──────── DATASET CONTENT

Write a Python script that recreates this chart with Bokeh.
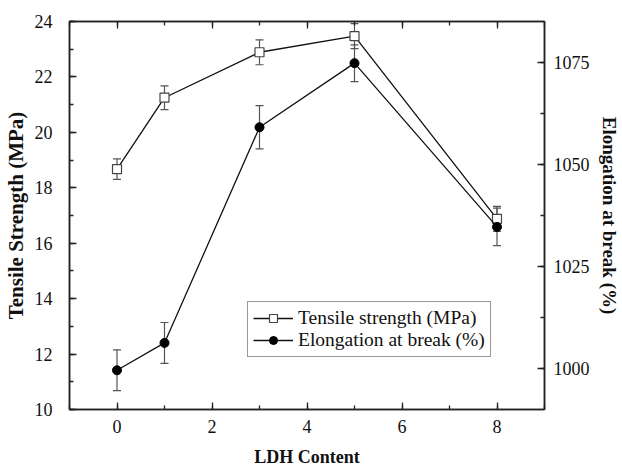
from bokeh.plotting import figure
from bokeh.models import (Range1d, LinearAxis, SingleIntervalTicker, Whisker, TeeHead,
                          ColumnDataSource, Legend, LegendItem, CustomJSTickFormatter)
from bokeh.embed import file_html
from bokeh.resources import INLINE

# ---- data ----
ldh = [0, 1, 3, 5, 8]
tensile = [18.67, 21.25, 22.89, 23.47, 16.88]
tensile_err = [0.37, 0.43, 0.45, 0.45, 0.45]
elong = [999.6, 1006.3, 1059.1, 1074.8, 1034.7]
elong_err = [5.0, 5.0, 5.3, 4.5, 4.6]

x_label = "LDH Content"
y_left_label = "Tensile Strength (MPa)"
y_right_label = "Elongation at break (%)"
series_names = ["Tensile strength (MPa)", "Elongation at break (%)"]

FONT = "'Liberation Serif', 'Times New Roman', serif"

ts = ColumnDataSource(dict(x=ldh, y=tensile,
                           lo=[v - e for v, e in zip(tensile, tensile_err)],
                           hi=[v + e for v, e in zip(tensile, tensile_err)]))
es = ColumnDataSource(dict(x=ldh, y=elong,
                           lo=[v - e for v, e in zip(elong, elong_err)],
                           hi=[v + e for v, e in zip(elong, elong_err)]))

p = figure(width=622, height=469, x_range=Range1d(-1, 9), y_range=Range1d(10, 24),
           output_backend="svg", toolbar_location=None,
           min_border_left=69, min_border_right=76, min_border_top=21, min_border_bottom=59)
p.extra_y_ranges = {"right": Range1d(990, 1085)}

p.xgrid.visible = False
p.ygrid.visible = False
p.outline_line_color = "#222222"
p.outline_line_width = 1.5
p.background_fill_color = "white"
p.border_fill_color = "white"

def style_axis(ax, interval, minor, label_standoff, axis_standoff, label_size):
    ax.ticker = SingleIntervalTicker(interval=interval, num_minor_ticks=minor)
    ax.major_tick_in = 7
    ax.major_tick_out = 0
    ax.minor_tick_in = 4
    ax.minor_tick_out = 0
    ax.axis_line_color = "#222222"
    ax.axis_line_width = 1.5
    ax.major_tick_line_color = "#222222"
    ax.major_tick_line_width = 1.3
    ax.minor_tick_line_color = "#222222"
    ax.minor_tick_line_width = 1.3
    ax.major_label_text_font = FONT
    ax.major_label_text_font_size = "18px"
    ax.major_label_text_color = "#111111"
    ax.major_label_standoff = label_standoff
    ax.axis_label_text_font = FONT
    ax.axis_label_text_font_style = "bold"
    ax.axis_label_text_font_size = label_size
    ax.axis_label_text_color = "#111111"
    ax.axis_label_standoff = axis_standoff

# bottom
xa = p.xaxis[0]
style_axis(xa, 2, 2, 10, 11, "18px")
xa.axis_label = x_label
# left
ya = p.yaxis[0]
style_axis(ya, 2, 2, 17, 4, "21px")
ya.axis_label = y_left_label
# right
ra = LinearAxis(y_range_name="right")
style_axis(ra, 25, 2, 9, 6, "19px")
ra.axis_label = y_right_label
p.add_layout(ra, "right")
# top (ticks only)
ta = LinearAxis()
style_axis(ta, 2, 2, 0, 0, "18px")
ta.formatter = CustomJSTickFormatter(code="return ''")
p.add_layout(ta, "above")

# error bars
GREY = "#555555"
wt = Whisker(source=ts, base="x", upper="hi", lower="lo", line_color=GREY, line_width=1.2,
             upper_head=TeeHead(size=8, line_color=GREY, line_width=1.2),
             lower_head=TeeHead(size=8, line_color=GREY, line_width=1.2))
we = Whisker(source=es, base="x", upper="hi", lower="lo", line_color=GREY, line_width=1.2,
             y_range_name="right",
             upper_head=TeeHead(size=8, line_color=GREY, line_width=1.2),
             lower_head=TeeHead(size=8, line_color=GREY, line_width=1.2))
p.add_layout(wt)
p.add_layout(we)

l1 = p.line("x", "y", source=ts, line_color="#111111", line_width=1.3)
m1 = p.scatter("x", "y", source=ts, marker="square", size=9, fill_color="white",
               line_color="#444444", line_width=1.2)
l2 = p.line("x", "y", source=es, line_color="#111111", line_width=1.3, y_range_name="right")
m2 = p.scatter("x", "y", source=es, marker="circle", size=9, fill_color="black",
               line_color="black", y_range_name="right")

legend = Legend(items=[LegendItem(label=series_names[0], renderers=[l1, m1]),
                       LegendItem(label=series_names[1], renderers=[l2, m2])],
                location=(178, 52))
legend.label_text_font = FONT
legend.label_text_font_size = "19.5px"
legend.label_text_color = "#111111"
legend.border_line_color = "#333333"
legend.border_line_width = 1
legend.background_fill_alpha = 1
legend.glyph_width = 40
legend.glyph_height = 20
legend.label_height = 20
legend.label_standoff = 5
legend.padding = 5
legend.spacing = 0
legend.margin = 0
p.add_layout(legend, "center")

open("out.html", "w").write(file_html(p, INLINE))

────────────────

§ TASK BRIEF
Everything from the top line of the data down to and including the line with "Serif', 'Times New" is to be copied, except the pictures.

§ RESPONSE BELOW
Write a Python script that recreates this chart with Bokeh.
from bokeh.plotting import figure
from bokeh.models import (Range1d, LinearAxis, SingleIntervalTicker, Whisker, TeeHead,
                          ColumnDataSource, Legend, LegendItem, CustomJSTickFormatter)
from bokeh.embed import file_html
from bokeh.resources import INLINE

# ---- data ----
ldh = [0, 1, 3, 5, 8]
tensile = [18.67, 21.25, 22.89, 23.47, 16.88]
tensile_err = [0.37, 0.43, 0.45, 0.45, 0.45]
elong = [999.6, 1006.3, 1059.1, 1074.8, 1034.7]
elong_err = [5.0, 5.0, 5.3, 4.5, 4.6]

x_label = "LDH Content"
y_left_label = "Tensile Strength (MPa)"
y_right_label = "Elongation at break (%)"
series_names = ["Tensile strength (MPa)", "Elongation at break (%)"]

FONT = "'Liberation Serif', 'Times New Roman', serif"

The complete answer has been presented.